Extracted material:
*-*-*

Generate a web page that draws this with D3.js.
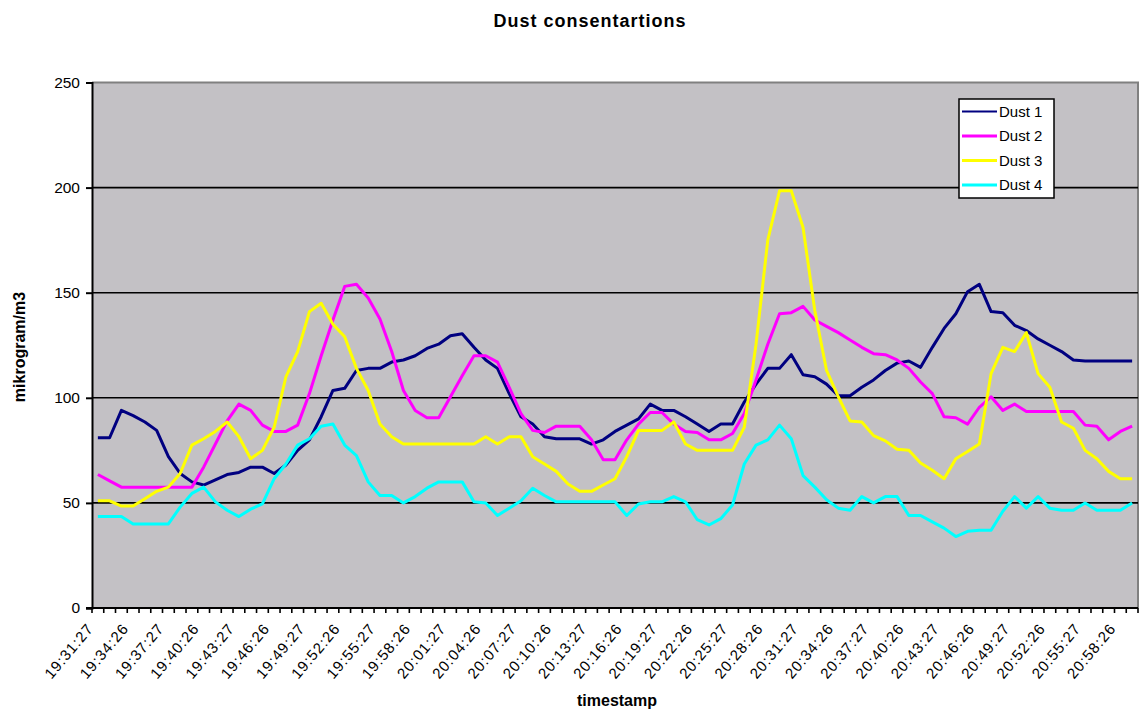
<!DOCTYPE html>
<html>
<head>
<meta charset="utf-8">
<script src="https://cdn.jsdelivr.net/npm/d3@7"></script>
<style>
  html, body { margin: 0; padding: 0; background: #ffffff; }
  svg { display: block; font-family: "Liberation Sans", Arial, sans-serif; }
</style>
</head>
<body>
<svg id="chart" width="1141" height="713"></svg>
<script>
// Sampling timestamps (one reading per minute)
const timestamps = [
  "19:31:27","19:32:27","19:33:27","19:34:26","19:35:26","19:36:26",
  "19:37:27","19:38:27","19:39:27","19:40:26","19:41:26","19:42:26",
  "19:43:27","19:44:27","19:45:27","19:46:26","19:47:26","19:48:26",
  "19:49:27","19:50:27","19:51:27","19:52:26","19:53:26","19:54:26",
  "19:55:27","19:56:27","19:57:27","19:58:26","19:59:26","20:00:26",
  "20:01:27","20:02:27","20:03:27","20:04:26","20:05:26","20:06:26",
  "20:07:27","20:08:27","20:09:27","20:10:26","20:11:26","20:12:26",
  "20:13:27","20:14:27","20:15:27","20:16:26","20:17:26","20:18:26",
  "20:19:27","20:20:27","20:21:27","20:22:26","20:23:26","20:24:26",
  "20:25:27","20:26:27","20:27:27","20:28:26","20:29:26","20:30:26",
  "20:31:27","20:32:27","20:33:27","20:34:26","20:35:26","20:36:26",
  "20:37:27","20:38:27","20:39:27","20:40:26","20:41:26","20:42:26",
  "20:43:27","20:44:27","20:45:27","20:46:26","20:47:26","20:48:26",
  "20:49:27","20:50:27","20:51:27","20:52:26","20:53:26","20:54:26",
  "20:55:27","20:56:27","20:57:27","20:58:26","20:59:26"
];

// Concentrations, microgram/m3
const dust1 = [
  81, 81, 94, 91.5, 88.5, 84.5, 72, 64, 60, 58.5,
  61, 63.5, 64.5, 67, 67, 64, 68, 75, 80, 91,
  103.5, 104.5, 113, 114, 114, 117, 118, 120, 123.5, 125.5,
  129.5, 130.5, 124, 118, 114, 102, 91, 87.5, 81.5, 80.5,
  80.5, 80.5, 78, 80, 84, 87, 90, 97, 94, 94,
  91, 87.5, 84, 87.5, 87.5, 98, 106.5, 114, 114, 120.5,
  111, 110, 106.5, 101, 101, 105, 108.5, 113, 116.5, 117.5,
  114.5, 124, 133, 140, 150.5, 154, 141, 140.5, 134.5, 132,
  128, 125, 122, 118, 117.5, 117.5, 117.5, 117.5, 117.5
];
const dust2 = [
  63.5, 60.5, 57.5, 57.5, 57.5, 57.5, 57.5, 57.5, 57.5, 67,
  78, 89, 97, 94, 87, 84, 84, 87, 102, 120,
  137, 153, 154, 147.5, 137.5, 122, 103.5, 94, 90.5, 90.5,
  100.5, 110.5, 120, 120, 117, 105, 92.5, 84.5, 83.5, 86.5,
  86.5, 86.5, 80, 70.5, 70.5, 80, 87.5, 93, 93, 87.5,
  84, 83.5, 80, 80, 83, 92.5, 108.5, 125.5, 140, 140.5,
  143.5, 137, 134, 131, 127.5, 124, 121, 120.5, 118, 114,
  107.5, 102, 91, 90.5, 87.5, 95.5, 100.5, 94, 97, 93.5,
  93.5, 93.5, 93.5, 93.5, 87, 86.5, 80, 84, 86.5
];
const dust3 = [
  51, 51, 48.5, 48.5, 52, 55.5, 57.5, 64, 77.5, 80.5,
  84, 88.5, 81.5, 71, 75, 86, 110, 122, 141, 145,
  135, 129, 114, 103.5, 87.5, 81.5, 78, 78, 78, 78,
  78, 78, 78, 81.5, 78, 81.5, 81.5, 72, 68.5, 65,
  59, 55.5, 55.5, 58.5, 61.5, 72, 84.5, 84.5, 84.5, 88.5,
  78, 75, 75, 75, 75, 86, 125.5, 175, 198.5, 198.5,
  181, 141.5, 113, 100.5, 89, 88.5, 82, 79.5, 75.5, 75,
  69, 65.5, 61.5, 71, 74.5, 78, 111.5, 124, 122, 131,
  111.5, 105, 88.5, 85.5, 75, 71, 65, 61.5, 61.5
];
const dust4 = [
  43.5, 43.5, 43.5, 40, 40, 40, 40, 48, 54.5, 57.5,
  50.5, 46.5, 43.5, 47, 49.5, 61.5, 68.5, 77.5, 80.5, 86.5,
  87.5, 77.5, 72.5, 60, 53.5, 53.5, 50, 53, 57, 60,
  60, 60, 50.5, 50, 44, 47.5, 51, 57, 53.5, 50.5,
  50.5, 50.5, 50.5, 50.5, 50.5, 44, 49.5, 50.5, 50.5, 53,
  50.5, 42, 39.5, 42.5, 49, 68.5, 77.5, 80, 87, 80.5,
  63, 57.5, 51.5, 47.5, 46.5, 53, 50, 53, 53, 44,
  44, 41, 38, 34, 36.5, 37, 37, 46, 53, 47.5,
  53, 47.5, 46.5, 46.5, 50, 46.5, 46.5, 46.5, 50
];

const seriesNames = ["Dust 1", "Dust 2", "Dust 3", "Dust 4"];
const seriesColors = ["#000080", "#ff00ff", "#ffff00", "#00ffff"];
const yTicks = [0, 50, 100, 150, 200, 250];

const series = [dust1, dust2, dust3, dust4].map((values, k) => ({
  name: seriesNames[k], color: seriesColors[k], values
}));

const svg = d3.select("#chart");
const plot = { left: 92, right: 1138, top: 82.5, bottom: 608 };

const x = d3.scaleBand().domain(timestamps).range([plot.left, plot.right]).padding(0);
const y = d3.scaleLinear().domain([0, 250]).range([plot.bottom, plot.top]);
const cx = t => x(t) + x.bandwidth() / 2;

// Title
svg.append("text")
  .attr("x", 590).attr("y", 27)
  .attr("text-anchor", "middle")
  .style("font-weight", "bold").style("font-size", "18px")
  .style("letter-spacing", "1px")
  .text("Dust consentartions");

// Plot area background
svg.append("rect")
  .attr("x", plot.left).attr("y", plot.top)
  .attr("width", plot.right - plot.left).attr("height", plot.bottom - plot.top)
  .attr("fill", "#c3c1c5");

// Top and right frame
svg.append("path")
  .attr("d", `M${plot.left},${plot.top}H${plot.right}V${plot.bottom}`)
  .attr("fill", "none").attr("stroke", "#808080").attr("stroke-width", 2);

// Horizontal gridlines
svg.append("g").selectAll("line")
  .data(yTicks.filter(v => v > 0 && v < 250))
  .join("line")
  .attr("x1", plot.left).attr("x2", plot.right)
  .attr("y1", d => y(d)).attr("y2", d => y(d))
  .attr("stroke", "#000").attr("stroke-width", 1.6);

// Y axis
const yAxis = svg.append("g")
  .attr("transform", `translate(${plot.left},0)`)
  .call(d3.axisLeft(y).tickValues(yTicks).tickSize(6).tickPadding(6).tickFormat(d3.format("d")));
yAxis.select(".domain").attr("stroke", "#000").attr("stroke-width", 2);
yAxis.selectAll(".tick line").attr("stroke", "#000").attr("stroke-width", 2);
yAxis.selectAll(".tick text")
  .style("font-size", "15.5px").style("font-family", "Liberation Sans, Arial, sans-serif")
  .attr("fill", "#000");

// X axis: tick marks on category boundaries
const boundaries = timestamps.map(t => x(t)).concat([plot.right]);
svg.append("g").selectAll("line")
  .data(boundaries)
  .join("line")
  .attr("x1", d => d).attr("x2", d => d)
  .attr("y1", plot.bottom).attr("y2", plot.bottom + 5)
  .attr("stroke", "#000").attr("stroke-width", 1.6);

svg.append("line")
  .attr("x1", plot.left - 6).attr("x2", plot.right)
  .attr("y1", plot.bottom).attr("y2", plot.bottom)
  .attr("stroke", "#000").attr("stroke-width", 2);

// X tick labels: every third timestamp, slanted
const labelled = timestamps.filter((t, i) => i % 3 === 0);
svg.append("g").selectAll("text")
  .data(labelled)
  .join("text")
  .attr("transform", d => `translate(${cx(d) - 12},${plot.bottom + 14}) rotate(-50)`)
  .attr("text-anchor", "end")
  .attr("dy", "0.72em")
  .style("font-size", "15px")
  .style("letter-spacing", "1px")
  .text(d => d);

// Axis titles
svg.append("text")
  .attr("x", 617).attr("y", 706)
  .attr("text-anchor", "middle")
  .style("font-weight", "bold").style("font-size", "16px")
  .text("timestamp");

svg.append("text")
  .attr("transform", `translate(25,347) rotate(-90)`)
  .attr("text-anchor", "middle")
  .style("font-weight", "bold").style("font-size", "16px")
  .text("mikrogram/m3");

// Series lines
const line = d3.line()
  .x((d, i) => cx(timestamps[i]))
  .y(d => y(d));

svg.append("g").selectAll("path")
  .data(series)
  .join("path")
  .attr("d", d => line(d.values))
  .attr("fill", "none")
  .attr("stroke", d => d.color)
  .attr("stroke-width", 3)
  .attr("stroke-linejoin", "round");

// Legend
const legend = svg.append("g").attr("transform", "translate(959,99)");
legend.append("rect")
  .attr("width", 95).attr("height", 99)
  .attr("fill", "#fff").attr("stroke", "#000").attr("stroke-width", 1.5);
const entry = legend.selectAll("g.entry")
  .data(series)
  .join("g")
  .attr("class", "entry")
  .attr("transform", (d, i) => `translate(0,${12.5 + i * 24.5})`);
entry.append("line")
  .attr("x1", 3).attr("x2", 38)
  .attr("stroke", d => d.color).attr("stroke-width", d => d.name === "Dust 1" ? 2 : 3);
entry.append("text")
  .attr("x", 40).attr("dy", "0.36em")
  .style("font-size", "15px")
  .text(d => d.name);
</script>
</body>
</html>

*-*-*

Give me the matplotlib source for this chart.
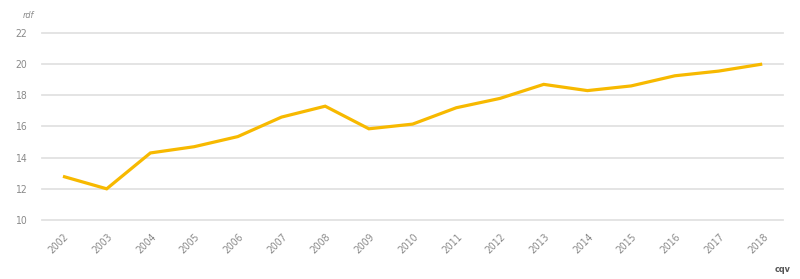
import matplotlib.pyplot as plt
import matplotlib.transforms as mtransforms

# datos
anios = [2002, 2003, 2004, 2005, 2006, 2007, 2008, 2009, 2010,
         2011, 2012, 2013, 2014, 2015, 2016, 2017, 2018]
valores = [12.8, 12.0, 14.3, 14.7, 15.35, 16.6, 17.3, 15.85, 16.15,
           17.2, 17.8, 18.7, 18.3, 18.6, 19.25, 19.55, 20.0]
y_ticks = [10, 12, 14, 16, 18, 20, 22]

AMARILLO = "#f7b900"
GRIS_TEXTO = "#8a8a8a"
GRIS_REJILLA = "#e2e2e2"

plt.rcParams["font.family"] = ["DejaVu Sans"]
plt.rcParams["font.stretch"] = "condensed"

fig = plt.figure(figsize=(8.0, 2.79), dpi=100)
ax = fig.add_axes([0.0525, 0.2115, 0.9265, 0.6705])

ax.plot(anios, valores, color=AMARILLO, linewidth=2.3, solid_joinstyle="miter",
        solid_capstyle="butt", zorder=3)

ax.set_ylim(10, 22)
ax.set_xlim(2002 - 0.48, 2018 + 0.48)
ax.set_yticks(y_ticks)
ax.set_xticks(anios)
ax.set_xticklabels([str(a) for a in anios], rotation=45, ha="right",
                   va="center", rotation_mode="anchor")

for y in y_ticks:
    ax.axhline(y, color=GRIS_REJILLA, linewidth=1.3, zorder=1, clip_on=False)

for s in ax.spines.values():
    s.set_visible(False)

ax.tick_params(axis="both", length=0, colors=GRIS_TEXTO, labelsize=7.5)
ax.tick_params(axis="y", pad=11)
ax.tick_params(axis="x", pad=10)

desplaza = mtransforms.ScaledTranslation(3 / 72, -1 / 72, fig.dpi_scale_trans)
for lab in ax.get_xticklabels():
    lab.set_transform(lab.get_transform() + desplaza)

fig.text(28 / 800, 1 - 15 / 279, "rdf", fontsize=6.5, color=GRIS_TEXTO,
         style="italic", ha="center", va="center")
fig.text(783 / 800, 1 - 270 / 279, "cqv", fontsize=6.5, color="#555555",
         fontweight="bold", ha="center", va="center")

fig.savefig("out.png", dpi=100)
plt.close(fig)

*-*-*

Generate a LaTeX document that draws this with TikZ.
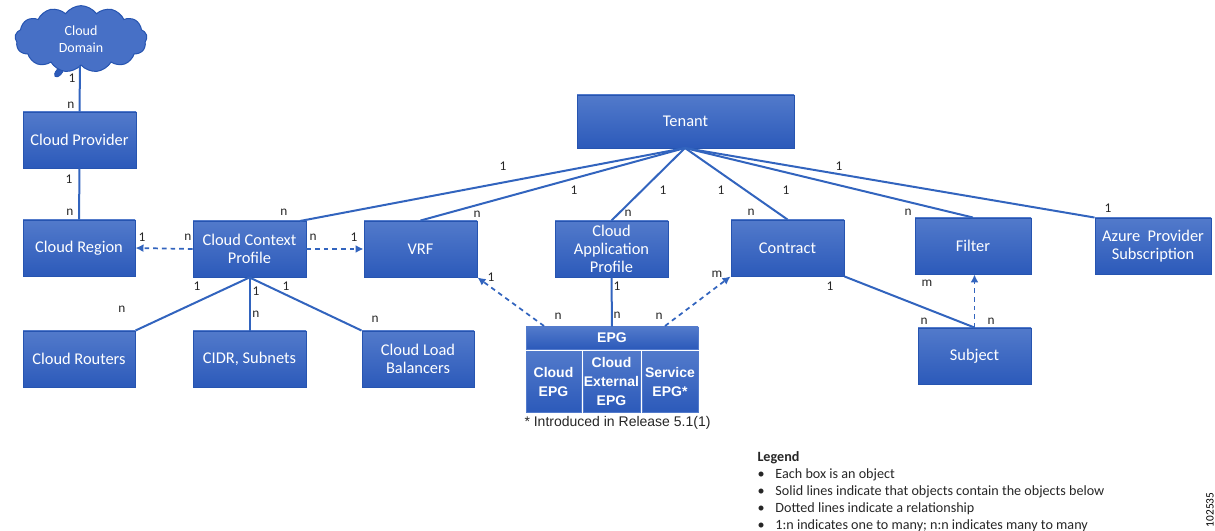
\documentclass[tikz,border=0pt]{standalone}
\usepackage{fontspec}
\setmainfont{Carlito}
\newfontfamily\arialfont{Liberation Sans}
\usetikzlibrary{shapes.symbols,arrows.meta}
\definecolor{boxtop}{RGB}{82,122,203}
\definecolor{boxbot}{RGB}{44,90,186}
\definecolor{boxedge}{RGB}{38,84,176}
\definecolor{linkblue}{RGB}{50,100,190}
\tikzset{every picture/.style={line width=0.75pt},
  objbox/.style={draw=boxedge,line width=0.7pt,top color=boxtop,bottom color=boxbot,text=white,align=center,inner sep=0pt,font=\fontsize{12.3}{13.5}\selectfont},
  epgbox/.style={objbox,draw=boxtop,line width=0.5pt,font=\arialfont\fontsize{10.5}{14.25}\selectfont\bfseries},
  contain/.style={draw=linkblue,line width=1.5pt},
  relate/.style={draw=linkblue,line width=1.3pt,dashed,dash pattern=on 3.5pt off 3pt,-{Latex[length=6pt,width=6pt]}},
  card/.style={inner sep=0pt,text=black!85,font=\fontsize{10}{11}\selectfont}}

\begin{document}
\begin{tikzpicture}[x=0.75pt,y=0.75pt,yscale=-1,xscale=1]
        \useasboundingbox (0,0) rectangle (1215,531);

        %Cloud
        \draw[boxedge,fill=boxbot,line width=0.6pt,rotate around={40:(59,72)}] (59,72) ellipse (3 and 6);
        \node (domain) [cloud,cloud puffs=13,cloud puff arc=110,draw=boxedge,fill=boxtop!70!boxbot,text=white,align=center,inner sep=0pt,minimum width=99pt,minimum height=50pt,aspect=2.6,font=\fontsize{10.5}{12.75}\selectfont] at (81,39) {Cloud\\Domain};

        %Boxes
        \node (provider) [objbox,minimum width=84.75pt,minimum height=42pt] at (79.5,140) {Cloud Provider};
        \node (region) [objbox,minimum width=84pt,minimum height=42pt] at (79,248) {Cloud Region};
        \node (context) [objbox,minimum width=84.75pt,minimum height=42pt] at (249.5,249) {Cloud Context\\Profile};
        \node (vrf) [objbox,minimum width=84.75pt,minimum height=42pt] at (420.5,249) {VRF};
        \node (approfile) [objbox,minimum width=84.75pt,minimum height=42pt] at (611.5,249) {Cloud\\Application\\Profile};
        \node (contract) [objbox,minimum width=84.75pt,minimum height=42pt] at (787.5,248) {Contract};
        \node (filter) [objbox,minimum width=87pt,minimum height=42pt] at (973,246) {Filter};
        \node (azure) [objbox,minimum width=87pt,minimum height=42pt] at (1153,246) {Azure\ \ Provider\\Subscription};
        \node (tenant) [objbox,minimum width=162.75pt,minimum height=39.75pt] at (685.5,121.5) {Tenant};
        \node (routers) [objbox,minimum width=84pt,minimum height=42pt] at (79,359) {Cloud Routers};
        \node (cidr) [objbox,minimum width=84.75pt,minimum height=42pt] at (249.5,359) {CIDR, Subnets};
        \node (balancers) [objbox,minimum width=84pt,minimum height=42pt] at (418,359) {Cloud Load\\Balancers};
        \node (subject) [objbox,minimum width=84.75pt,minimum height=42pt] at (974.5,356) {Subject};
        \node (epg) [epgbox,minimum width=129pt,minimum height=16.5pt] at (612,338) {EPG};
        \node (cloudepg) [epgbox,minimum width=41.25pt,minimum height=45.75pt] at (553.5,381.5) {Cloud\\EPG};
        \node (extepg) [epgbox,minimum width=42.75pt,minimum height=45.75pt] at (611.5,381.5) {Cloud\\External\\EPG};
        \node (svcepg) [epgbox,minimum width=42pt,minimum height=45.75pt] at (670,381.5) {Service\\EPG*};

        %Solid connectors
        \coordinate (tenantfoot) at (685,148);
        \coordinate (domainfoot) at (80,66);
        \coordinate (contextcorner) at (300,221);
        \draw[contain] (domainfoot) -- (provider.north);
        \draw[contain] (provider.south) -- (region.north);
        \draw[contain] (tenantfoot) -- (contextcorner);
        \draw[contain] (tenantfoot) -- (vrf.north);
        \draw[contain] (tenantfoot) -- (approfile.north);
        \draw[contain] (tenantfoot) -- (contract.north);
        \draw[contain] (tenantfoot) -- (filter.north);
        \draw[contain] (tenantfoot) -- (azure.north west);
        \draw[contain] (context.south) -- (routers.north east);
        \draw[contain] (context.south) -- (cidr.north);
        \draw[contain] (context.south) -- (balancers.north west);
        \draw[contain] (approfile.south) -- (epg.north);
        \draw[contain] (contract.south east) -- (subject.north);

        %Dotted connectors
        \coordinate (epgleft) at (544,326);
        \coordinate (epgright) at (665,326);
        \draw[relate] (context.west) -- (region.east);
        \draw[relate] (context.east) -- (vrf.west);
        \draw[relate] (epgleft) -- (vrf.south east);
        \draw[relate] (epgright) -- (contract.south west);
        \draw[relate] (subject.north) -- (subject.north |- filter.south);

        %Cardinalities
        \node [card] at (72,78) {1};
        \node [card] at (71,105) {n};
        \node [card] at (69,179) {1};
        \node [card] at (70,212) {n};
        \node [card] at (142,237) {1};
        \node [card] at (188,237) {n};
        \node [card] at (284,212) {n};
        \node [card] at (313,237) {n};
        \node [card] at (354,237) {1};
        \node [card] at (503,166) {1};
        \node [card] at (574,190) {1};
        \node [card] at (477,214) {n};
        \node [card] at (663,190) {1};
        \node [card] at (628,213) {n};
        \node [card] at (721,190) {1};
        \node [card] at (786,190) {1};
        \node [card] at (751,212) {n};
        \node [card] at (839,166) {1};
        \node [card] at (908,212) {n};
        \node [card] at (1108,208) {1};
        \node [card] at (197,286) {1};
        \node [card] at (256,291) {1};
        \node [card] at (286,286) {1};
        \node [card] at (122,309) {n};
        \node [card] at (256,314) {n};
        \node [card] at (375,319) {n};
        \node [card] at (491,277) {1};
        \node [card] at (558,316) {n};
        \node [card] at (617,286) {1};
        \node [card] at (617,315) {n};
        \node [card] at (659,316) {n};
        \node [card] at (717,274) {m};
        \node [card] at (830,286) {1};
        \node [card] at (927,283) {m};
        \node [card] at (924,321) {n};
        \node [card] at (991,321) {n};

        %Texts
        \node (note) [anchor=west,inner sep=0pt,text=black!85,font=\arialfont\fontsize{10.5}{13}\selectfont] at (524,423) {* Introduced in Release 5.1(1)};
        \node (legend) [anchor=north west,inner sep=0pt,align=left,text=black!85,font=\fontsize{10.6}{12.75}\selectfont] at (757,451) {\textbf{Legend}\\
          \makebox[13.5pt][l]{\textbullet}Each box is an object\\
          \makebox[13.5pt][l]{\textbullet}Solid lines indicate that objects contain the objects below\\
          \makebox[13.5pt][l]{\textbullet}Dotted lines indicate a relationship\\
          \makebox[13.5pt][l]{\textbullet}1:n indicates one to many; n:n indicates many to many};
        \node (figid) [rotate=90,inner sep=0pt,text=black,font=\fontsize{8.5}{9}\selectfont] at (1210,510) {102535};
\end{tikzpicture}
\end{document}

*-*-*

Exercise: Retype, word for word, only the lines from the one containing "Generate a LaTeX" through the one containing "(0,0) rectangle (1215,531);", both included, and leave out any pictures.

Task solution:
Generate a LaTeX document that draws this with TikZ.
\documentclass[tikz,border=0pt]{standalone}
\usepackage{fontspec}
\setmainfont{Carlito}
\newfontfamily\arialfont{Liberation Sans}
\usetikzlibrary{shapes.symbols,arrows.meta}
\definecolor{boxtop}{RGB}{82,122,203}
\definecolor{boxbot}{RGB}{44,90,186}
\definecolor{boxedge}{RGB}{38,84,176}
\definecolor{linkblue}{RGB}{50,100,190}
\tikzset{every picture/.style={line width=0.75pt},
  objbox/.style={draw=boxedge,line width=0.7pt,top color=boxtop,bottom color=boxbot,text=white,align=center,inner sep=0pt,font=\fontsize{12.3}{13.5}\selectfont},
  epgbox/.style={objbox,draw=boxtop,line width=0.5pt,font=\arialfont\fontsize{10.5}{14.25}\selectfont\bfseries},
  contain/.style={draw=linkblue,line width=1.5pt},
  relate/.style={draw=linkblue,line width=1.3pt,dashed,dash pattern=on 3.5pt off 3pt,-{Latex[length=6pt,width=6pt]}},
  card/.style={inner sep=0pt,text=black!85,font=\fontsize{10}{11}\selectfont}}

\begin{document}
\begin{tikzpicture}[x=0.75pt,y=0.75pt,yscale=-1,xscale=1]
        \useasboundingbox (0,0) rectangle (1215,531);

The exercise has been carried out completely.